In 2002, Pilsel lead the first Zagreb Gay Pride which at the time was a great civil rights achievement.

The same year, he was kicked out of the Croatian Christian journalists organisation. A few days earlier to that, Pilsel critically attacked a bishop and said that the Croatian Church was: "an inhuman, nationalist, catholic sect from which he wants to stay far away."
Pilsel maintains a negative attitude against the Croatian cardinal Josip Bozanić and the institution of the Croatian Church. He believes that they are extremely right-wing oriented and want to manipulate politicians.

In 2017, Drago Pilsel has signed the Declaration on the Common Language of the Croats, Serbs, Bosniaks and Montenegrins.

==Political activity==
Drago Pilsel abandoned nationalism and right-wing ideology during his time with the Franciscan order in Argentina.

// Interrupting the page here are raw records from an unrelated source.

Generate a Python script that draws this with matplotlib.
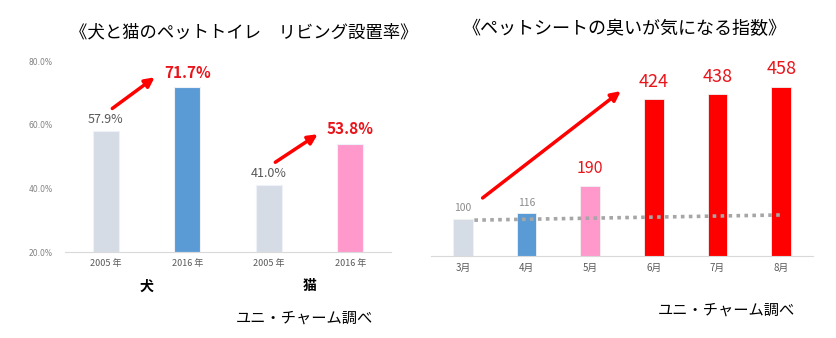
import matplotlib
import matplotlib.pyplot as plt

matplotlib.use('Agg')

plt.rcParams['font.family'] = ['Noto Sans CJK JP', 'DejaVu Sans']

# 左: 犬と猫のペットトイレ リビング設置率
left_title = '《犬と猫のペットトイレ\u3000リビング設置率》'
left_years = ['2005 年', '2016 年', '2005 年', '2016 年']
left_groups = ['犬', '猫']
left_values = [57.9, 71.7, 41.0, 53.8]
left_colors = ['#D6DCE5', '#5B9BD5', '#D6DCE5', '#FF99CC']
left_yticks = [20, 40, 60, 80]

# 右: ペットシートの臭いが気になる指数
right_title = '《ペットシートの臭いが気になる指数》'
right_months = ['3月', '4月', '5月', '6月', '7月', '8月']
right_values = [100, 116, 190, 424, 438, 458]
right_colors = ['#D6DCE5', '#5B9BD5', '#FF99CC', '#FF0000', '#FF0000', '#FF0000']
right_trend = [97, 111]   # 点線(傾向線)の始点と終点

source = 'ユニ・チャーム調べ'
gray = '#595959'
red_txt = '#E8151B'

fig = plt.figure(figsize=(8.37, 3.38), dpi=100)

# ---------------- 左グラフ ----------------
ax1 = fig.add_axes([0.0777, 0.2544, 0.3895, 0.565])
x1 = range(len(left_values))
ax1.bar(x1, [v - 20 for v in left_values], bottom=20, width=0.32,
        color=left_colors, edgecolor='#EEF2F8', linewidth=0.8)
ax1.set_xlim(-0.5, 3.5)
ax1.set_ylim(20, 80)
ax1.set_yticks(left_yticks)
ax1.set_yticklabels([f'{t:.1f}%' for t in left_yticks], fontsize=5.5, color='#7F7F7F',
                    family=['DejaVu Sans'])
ax1.tick_params(axis='y', length=0, pad=9)
ax1.set_xticks(list(x1))
ax1.set_xticklabels(left_years, fontsize=6.5, color=gray)
ax1.tick_params(axis='x', length=0, pad=5)
for s in ['top', 'right', 'left']:
    ax1.spines[s].set_visible(False)
ax1.spines['bottom'].set_color('#D9D9D9')

for i, v in enumerate(left_values):
    if i % 2 == 0:
        ax1.annotate(f'{v:.1f}%', (i, v), xytext=(0, 4), textcoords='offset points',
                     ha='center', va='bottom', fontsize=9, color=gray)
    else:
        ax1.annotate(f'{v:.1f}%', (i, v), xytext=(0, 5), textcoords='offset points',
                     ha='center', va='bottom', fontsize=11, color=red_txt, fontweight='bold')

# 増加の矢印
for g in range(2):
    a, b = left_values[2 * g], left_values[2 * g + 1]
    ax1.annotate('', xy=(2 * g + 0.6, b + 3.2), xytext=(2 * g + 0.08, a + 7.2),
                 arrowprops=dict(arrowstyle='-|>', color='#FF0000', lw=2.5,
                                 mutation_scale=14, shrinkA=0, shrinkB=0))

for g, name in enumerate(left_groups):
    ax1.text(2 * g + 0.5, -0.18, name, transform=ax1.get_xaxis_transform(),
             ha='center', va='center', fontsize=10, fontweight='bold')

fig.text(0.2915, 0.905, left_title, ha='center', va='center', fontsize=12.5)
fig.text(0.3635, 0.06, source, ha='center', va='center', fontsize=11)

# ---------------- 右グラフ ----------------
ax2 = fig.add_axes([0.515, 0.2426, 0.4564, 0.547])
x2 = range(len(right_values))
ax2.bar(x2, right_values, width=0.31, color=right_colors,
        edgecolor='#F2F2F2', linewidth=0.6, zorder=2)
ax2.set_xlim(-0.5, 5.5)
ax2.set_ylim(0, 500)
ax2.set_yticks([])
ax2.set_xticks(list(x2))
ax2.set_xticklabels(right_months, fontsize=7, color=gray)
ax2.tick_params(axis='x', length=0, pad=5)
for s in ['top', 'right', 'left']:
    ax2.spines[s].set_visible(False)
ax2.spines['bottom'].set_color('#D9D9D9')

ax2.plot([0.18, 5.0], right_trend, linestyle=(0, (1, 1.2)), color='#A6A6A6', lw=2.6,
         zorder=4)

for i, v in enumerate(right_values):
    if i < 2:
        ax2.annotate(str(v), (i, v), xytext=(0, 4), textcoords='offset points',
                     ha='center', va='bottom', fontsize=7.5, color='#8C8C8C')
    elif i == 2:
        ax2.annotate(str(v), (i, v), xytext=(0, 6), textcoords='offset points',
                     ha='center', va='bottom', fontsize=11.5, color=red_txt)
    else:
        ax2.annotate(str(v), (i, v), xytext=(0, 6), textcoords='offset points',
                     ha='center', va='bottom', fontsize=13, color=red_txt)

ax2.annotate('', xy=(2.48, right_values[3] + 22), xytext=(0.31, right_values[0] + 57),
             arrowprops=dict(arrowstyle='-|>', color='#FF0000', lw=2.5,
                             mutation_scale=14, shrinkA=0, shrinkB=0))

fig.text(0.746, 0.915, right_title, ha='center', va='center', fontsize=13)
fig.text(0.868, 0.083, source, ha='center', va='center', fontsize=11)

plt.savefig('out.png', dpi=100)
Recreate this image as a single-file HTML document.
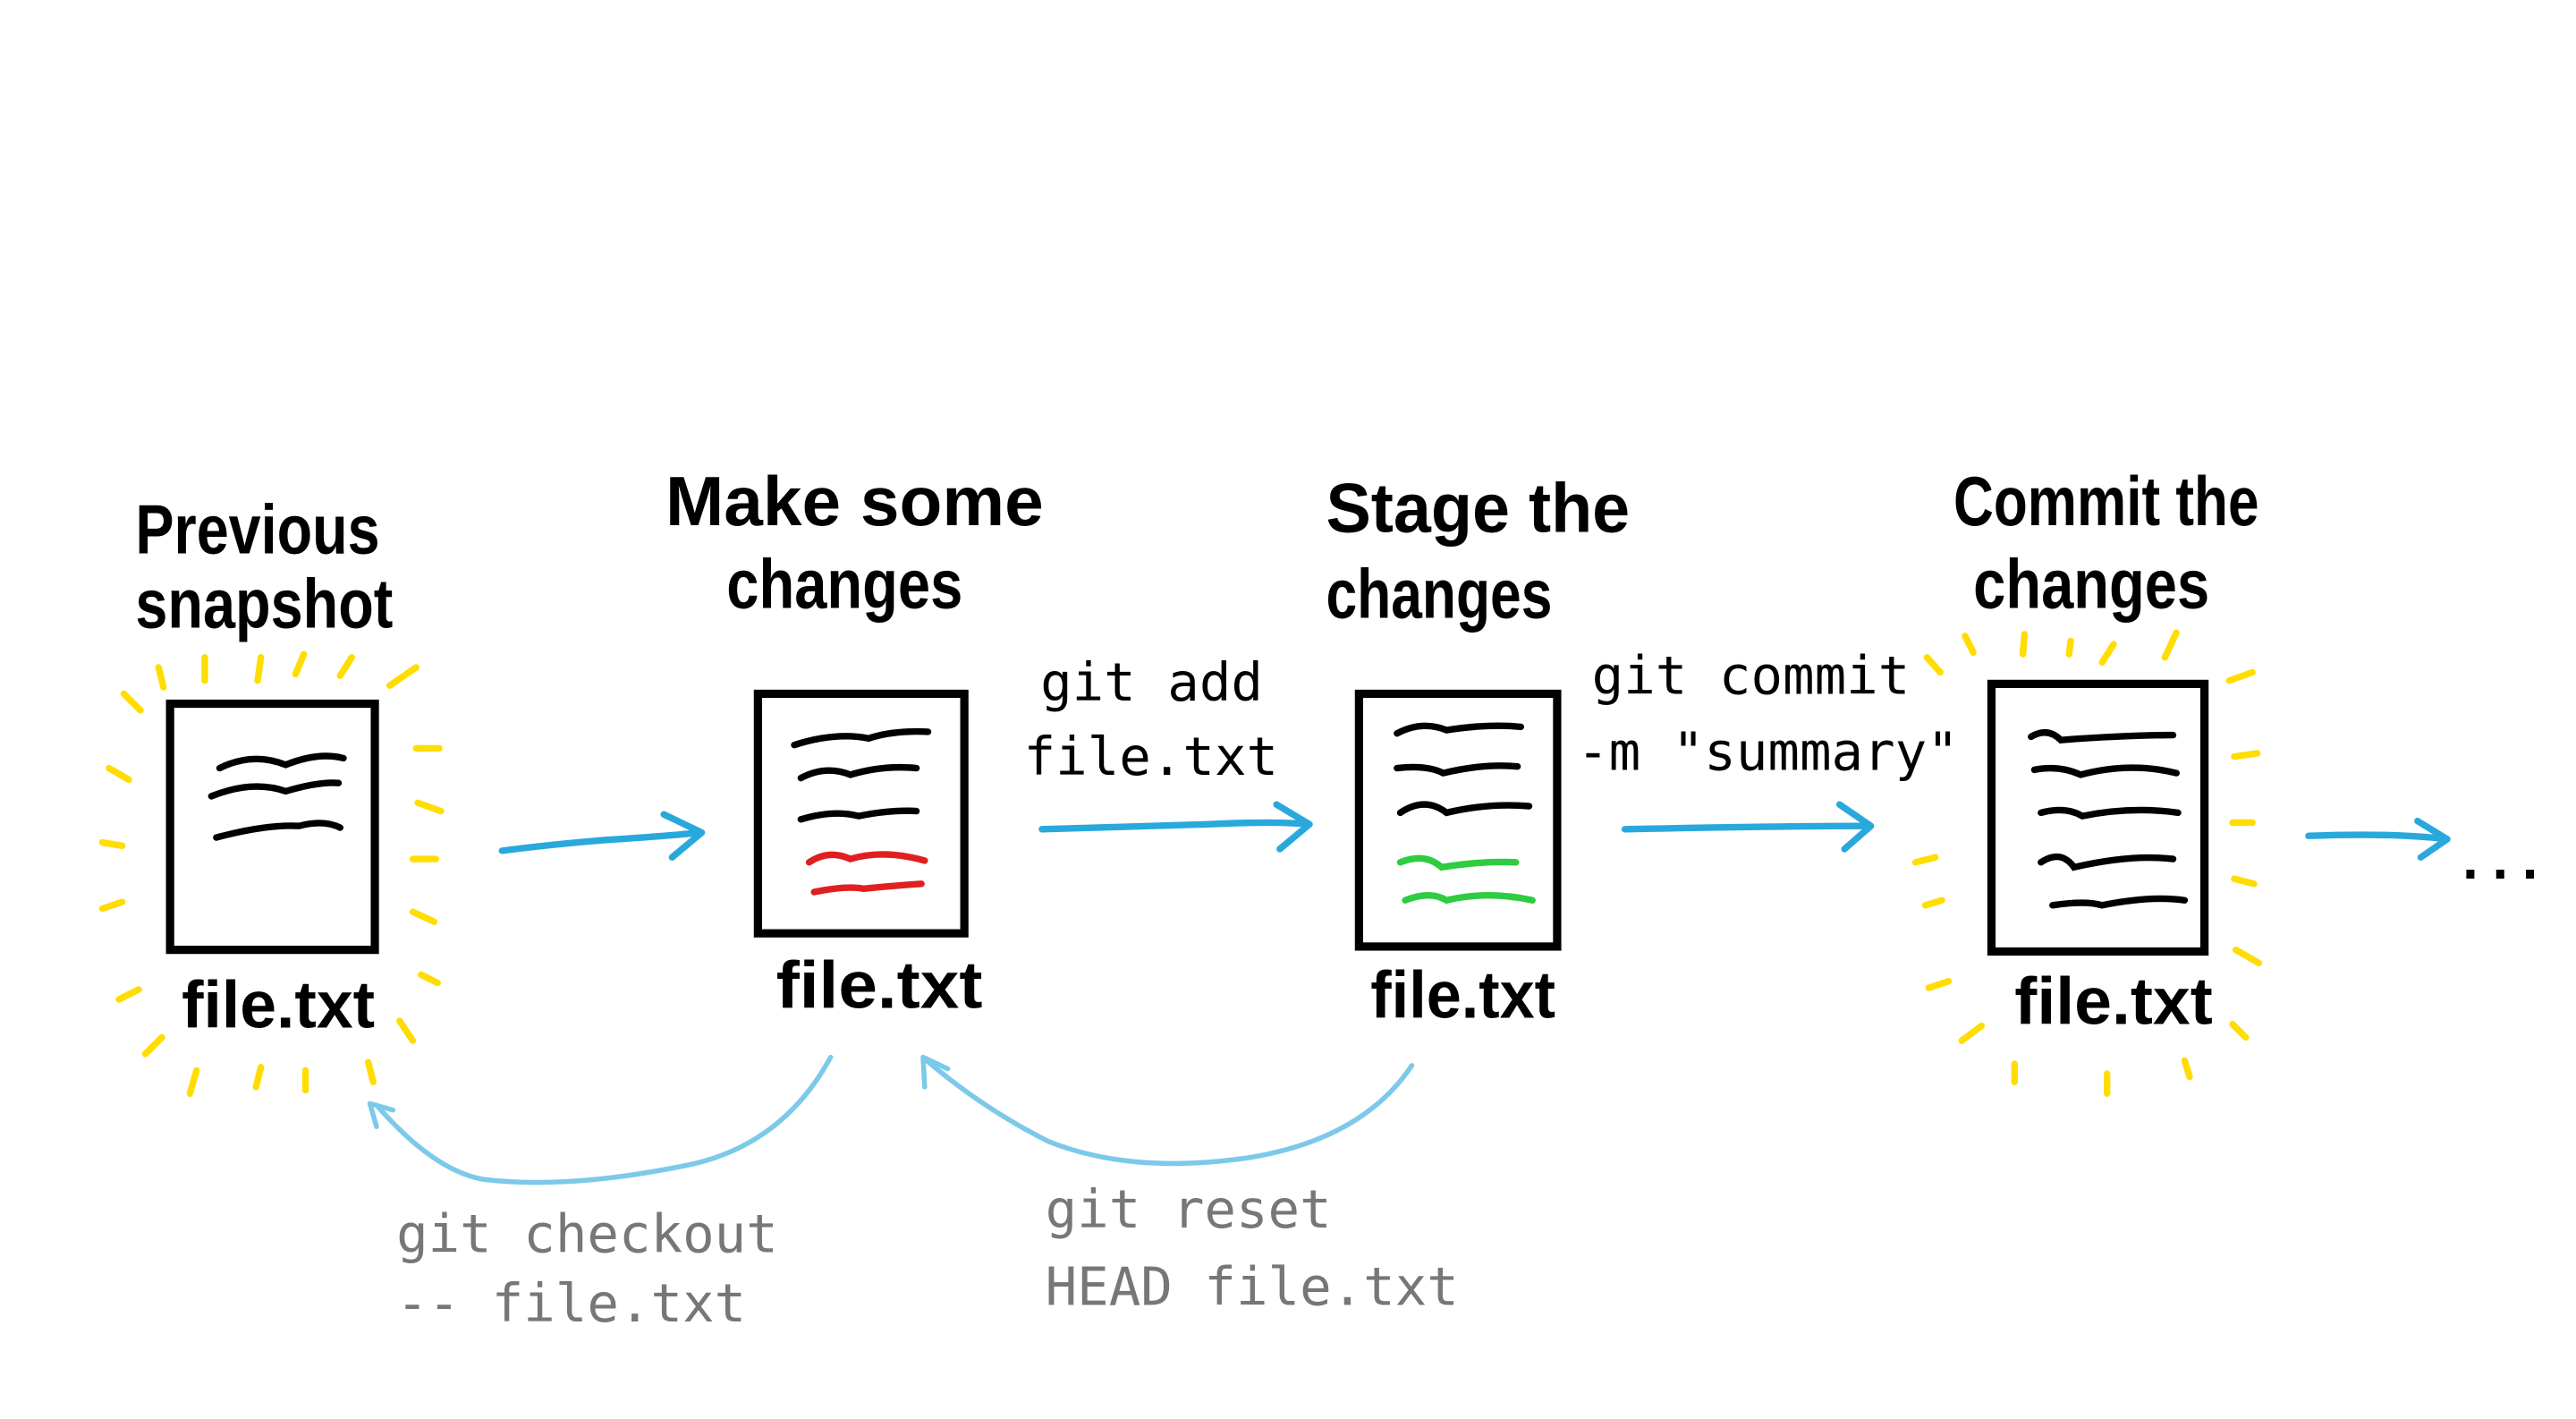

He described his journalist work as championing "Christian humanism, human rights culture, and anti-fascism". He was a friend and admirer of Vlado Gotovac, a famous Croatian poet and social-liberal politician during the 1990s. Pilsel helped run the 1997 presidential campaign of Vlado Gotovac, where Gotovac finished 3rd.

In 2009, he joined the presidential campaign of Ivo Josipović. After winning the 2009-10 elections, Pilsel joined the presidential office and became head of the analytics department. In March 2010, he resigned for reasons unknown but it is regarded that the true reason was his column in a local newspaper where he used extreme profanity. Pilsel denies that this was the reason.

During the Croatian parliamentary election, 2011, Pilsel ran the campaign for the independent candidate Ivan Grubišić. Grubišić won a seat in the parliament.

In 2021, Croatian and Bosnian media published that some of the Pilsel's positive commentaries on Bosnian politician Željko Komšić, were in fact paid for by Komšić himself. Pilsel subsequently admitted having an undisclosed "analytical project" with Komšić charging 1000 EUR monthly for his services, denying that he was doing a PR disguised as journalistic commentaries.